Ao fundo do botequim um casal de pretos acaba de sentar-se, numa das últimas mesas de mármore ao longo da parede de espelhos. A compostura da humildade, na contenção de gestos e palavras, deixa-se acrescentar pela presença de uma negrinha de seus três anos, laço na cabeça, toda arrumadinha no vestido pobre, que se instalou também à mesa: mal ousa balançar as perninhas curtas ou correr os olhos grandes de curiosidade ao redor. Três seres esquivos que compõem em torno à mesa a instituição tradicional da família, célula da sociedade. Vejo, porém, que se preparam para algo mais que matar a fome.

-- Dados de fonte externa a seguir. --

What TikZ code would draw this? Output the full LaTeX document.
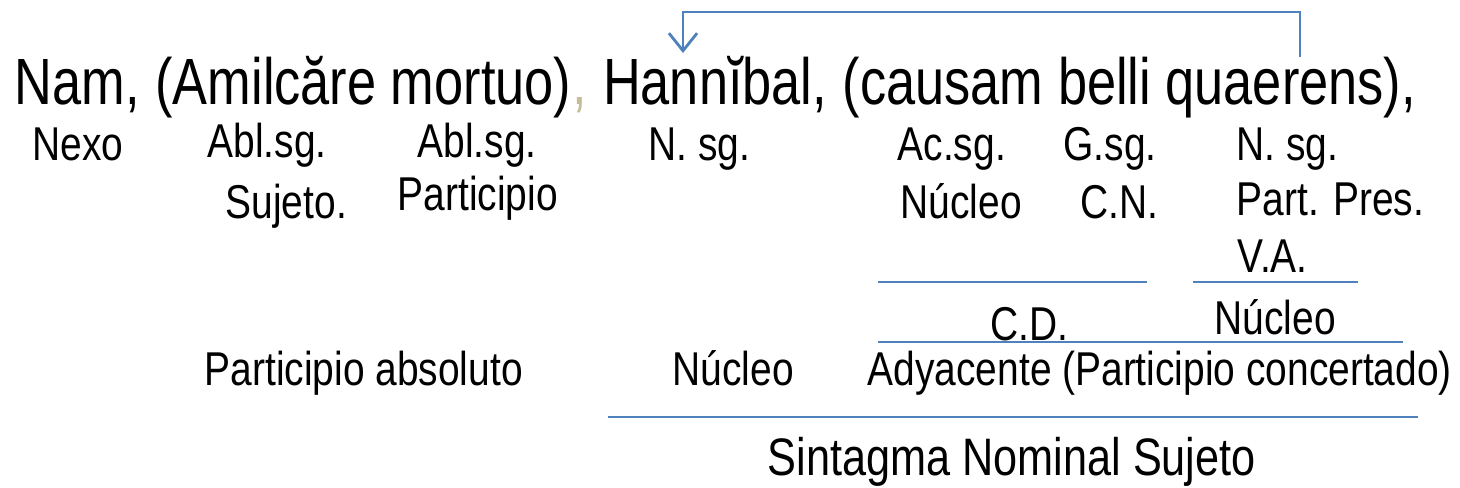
\documentclass[tikz,border=0pt]{standalone}
\usepackage{fontspec}
\setmainfont{Liberation Sans}[FakeStretch=0.82]
\newfontfamily\latinfont{Liberation Sans}[FakeStretch=0.8]
\usetikzlibrary{positioning,arrows.meta}
\definecolor{lineblue}{RGB}{79,129,189}
\definecolor{commatan}{RGB}{196,189,151}

\begin{document}
\begin{tikzpicture}[
    x=0.01cm, y=-0.01cm,
    word/.style={inner sep=0pt, font=\latinfont\fontsize{18.6}{20}\selectfont},
    gram/.style={inner sep=0pt, anchor=base west, font=\fontsize{13.5}{15}\selectfont},
    rule/.style={draw=lineblue, line width=0.8pt},
    link/.style={draw=lineblue, line width=0.8pt, -{Straight Barb[length=5pt,width=8pt]}}
]
\useasboundingbox (0,0) rectangle (1460,487);

% Latin sentence
\node[word, anchor=base west] (nam) at (14,104) {Nam,};
\node[word, base right=4.1pt of nam] (amil) {(Amilcăre mortuo)};
\node[word, base right=0pt of amil, text=commatan] (coma) {,};
\node[word, base right=4.1pt of coma] (hann) {Hannĭbal,};
\node[word, base right=4.1pt of hann] (causa) {(causam belli quaerens),};

% Reference arrow
\coordinate (src) at (1300,57);
\coordinate (dst) at (683,53);
\draw[link] (src) -- ++(0,-45) -| (dst);

% Morphology
\node[gram] (nexo) at (32,160) {Nexo};
\node[gram] (abl1) at (207,157) {Abl.sg.};
\node[gram] (suj) at (225,218) {Sujeto.};
\node[gram] (abl2) at (417,157) {Abl.sg.};
\node[gram] (part) at (397,210) {Participio};
\node[gram] (nsg1) at (648,160) {N. sg.};
\node[gram] (acsg) at (897,160) {Ac.sg.};
\node[gram] (gsg) at (1063,160) {G.sg.};
\node[gram] (nsg2) at (1236,160) {N. sg.};

% Functions
\node[gram] (nuc1) at (900,218) {Núcleo};
\node[gram] (cn) at (1080,218) {C.N.};
\node[gram] (pres) at (1236,215) {Part. Pres.};
\node[gram] (va) at (1237,272) {V.A.};
\draw[rule] (878,282) -- (1147,282);
\draw[rule] (1193,282) -- (1358,282);

\node[gram] (cd) at (990,340) {C.D.};
\node[gram] (nuc2) at (1214,334) {Núcleo};
\draw[rule] (878,342) -- (1403,342);

\node[gram] (pabs) at (204,385) {Participio absoluto};
\node[gram] (nuc3) at (672,385) {Núcleo};
\node[gram] (ady) at (867,385) {Adyacente (Participio concertado)};
\draw[rule] (608,417) -- (1418,417);

% Phrase
\node[gram, font=\fontsize{15}{17}\selectfont] (sns) at (767,475) {Sintagma Nominal Sujeto};

\end{tikzpicture}
\end{document}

Passo a observá-los. O pai, depois de contar o dinheiro que discretamente retirou do bolso, aborda o garçom, inclinando-se para trás na cadeira, e aponta no balcão um pedaço de bolo sob a redoma. A mãe limita-se a ficar olhando imóvel, vagamente ansiosa, como se aguardasse a aprovação do garçom. Este ouve, concentrado, o pedido do homem e depois se afasta para atendê-lo. A mulher suspira, olhando para os lados, a reassegurar-se da naturalidade de sua presença ali. A meu lado o garçom encaminha a ordem do freguês. O homem atrás do balcão apanha a porção do bolo com a mão, larga-o no pratinho -- um bolo simples, amarelo-escuro, apenas uma pequena fatia triangular.

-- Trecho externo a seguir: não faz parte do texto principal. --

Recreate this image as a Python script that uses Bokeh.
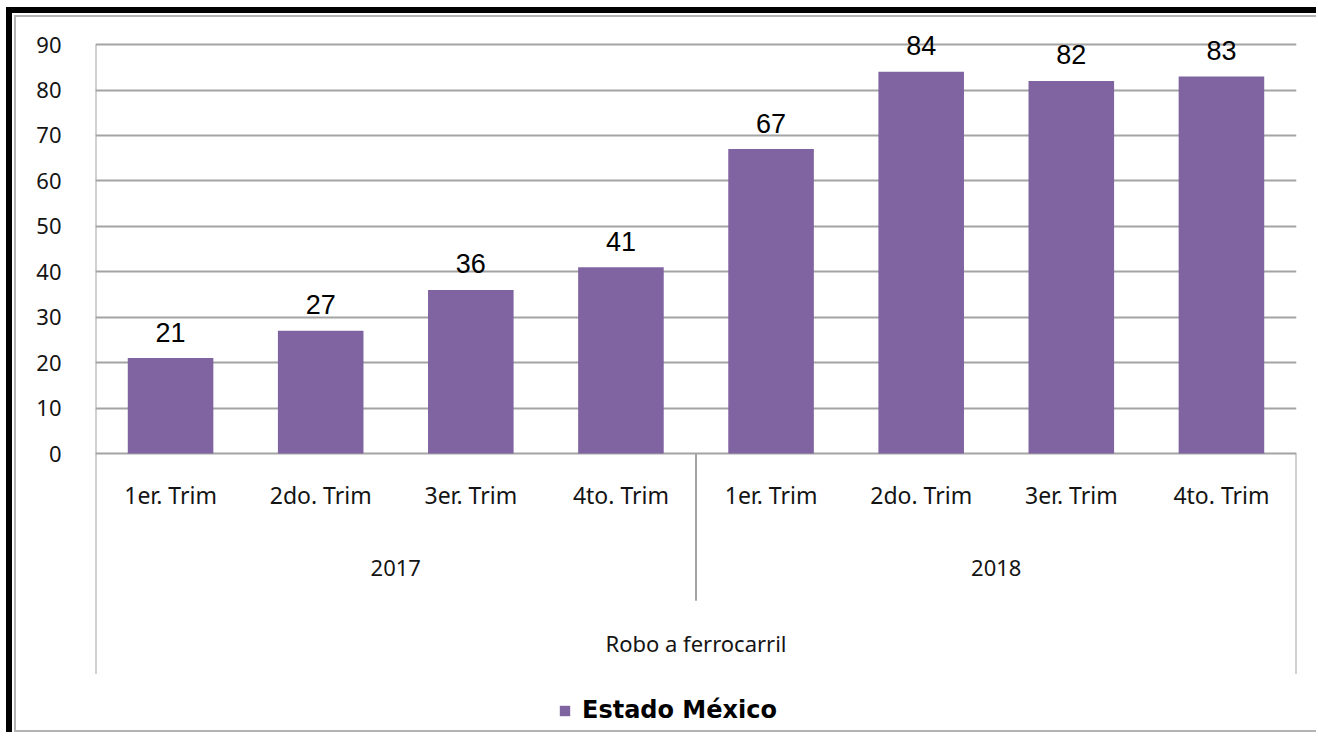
from bokeh.plotting import figure
from bokeh.layouts import column
from bokeh.models import (Range1d, FixedTicker, Legend, LegendItem,
                          ColumnDataSource)
from bokeh.core.properties import value
from bokeh.embed import file_html
from bokeh.resources import INLINE

# ---- data ----
series_name = "Estado México"
outer_label = "Robo a ferrocarril"
years = ["2017", "2017", "2017", "2017", "2018", "2018", "2018", "2018"]
quarters = ["1er. Trim", "2do. Trim", "3er. Trim", "4to. Trim",
            "1er. Trim", "2do. Trim", "3er. Trim", "4to. Trim"]
counts = [21, 27, 36, 41, 67, 84, 82, 83]
y_ticks = [0, 10, 20, 30, 40, 50, 60, 70, 80, 90]

BAR = "#8064A2"
GRID = "#a4a4a4"
TXT = "#141414"

W, H = 1300, 713
n = len(counts)
xs = [i + 0.5 for i in range(n)]

p = figure(width=W, height=H,
           x_range=Range1d(0, n), y_range=Range1d(-61.4, 95.3),
           output_backend="svg", toolbar_location=None,
           x_axis_location=None,
           min_border_left=79, min_border_right=22,
           min_border_top=3, min_border_bottom=2)
p.outline_line_color = None
p.background_fill_color = "white"
p.border_fill_color = "white"
p.xgrid.visible = False

ax = p.yaxis[0]
ax.ticker = FixedTicker(ticks=y_ticks)
ax.axis_line_color = None
ax.major_tick_line_color = None
ax.minor_tick_line_color = None
ax.major_label_standoff = 28
ax.major_label_text_font = "Noto Sans"
ax.major_label_text_font_size = "22px"
ax.major_label_text_color = TXT

p.ygrid.grid_line_color = GRID
p.ygrid.grid_line_width = 2

# bars
src = ColumnDataSource(dict(x=xs, top=counts, lab=[str(c) for c in counts]))
bars = p.vbar(x="x", top="top", bottom=0, width=0.57, source=src,
              fill_color=BAR, line_color=None)

# data labels
p.text(x="x", y="top", text="lab", source=src, y_offset=-26,
       text_align="center", text_baseline="middle",
       text_font=value("Liberation Sans"), text_font_size="27px",
       text_color="black")

# multi-level category axis (drawn with the plot's scales)
low = -48.5
mid = -32.4
p.segment(x0=[0, n / 2, n], x1=[0, n / 2, n],
          y0=[y_ticks[-1], 0, 0], y1=[low, mid, low],
          line_color=GRID, line_width=2)

p.text(x=xs, y=[-9.2] * n, text=quarters,
       text_align="center", text_baseline="middle",
       text_font=value("Noto Sans"), text_font_size="23px", text_color=TXT)

uniq_years = []
for yv in years:
    if yv not in uniq_years:
        uniq_years.append(yv)
year_x = []
for yv in uniq_years:
    idx = [i for i, v in enumerate(years) if v == yv]
    year_x.append(sum(idx) / len(idx) + 0.5)
p.text(x=year_x, y=[-25.1] * len(uniq_years), text=uniq_years,
       text_align="center", text_baseline="middle",
       text_font=value("Noto Sans"), text_font_size="22px", text_color=TXT)

p.text(x=[n / 2], y=[-41.6], text=[outer_label],
       text_align="center", text_baseline="middle",
       text_font=value("Noto Sans"), text_font_size="22px", text_color=TXT)

# legend
legend = Legend(items=[LegendItem(label=series_name, renderers=[bars])],
                location=(463, 8), orientation="horizontal",
                border_line_color=None, background_fill_alpha=0,
                padding=0, margin=0, spacing=0,
                glyph_width=13, glyph_height=13, label_standoff=11,
                label_height=20,
                label_text_font="DejaVu Sans", label_text_font_style="bold",
                label_text_font_size="24px", label_text_color="black")
p.add_layout(legend)

# chart-area frame: grey border inside a black top/left border
p.styles = {
    "box-sizing": "content-box",
    "overflow": "hidden",
    "margin-left": "2px",
    "margin-top": "2px",
    "border-top": "2px solid #b4b4b4",
    "border-left": "2px solid #b4b4b4",
    "border-bottom": "2px solid #b4b4b4",
}
page = column(p, styles={
    "box-sizing": "content-box",
    "overflow": "hidden",
    "margin-left": "6px",
    "margin-top": "7px",
    "border-top": "6px solid #000000",
    "border-left": "6px solid #000000",
})

open("out.html", "w").write(file_html(page, INLINE))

A negrinha, contida na sua expectativa, olha a garrafa de Coca-Cola e o pratinho que o garçom deixou à sua frente. Por que não começa a comer? Vejo que os três, pai, mãe e filha, obedecem em torno à mesa um discreto ritual. A mãe remexe na bolsa de plástico preto e brilhante, retira qualquer coisa. O pai se mune de uma caixa de fósforos, e espera. A filha aguarda também, atenta como um animalzinho. Ninguém mais os observa além de mim.
São três velinhas brancas, minúsculas, que a mãe espeta caprichosamente na fatia do bolo. E enquanto ela serve a Coca-Cola, o pai risca o fósforo e acende as velas. Como a um gesto ensaiado, a menininha repousa o queixo no mármore e sopra com força, apagando as chamas. Imediatamente põe-se a bater palmas, muito compenetrada, cantando num balbucio, a que os pais se juntam, discretos: "parabéns pra você, parabéns pra você..." Depois a mãe recolhe as velas, torna a guardá-las na bolsa. A negrinha agarra finalmente o bolo com as duas mãos sôfregas e põe-se a comê-lo. A mulher está olhando para ela com ternura — ajeita-lhe a fitinha no cabelo crespo, limpa o farelo de bolo que lhe cai ao colo. O pai corre os olhos pelo botequim, satisfeito, como a se convencer intimamente do sucesso da celebração. Dá comigo de súbito, a observá-lo, nossos olhos se encontram, ele se perturba, constrangido — vacila, ameaça abaixar a cabeça, mas acaba sustentando o olhar e enfim se abre num sorriso.

Assim eu quereria minha última crônica: que fosse pura como esse sorriso.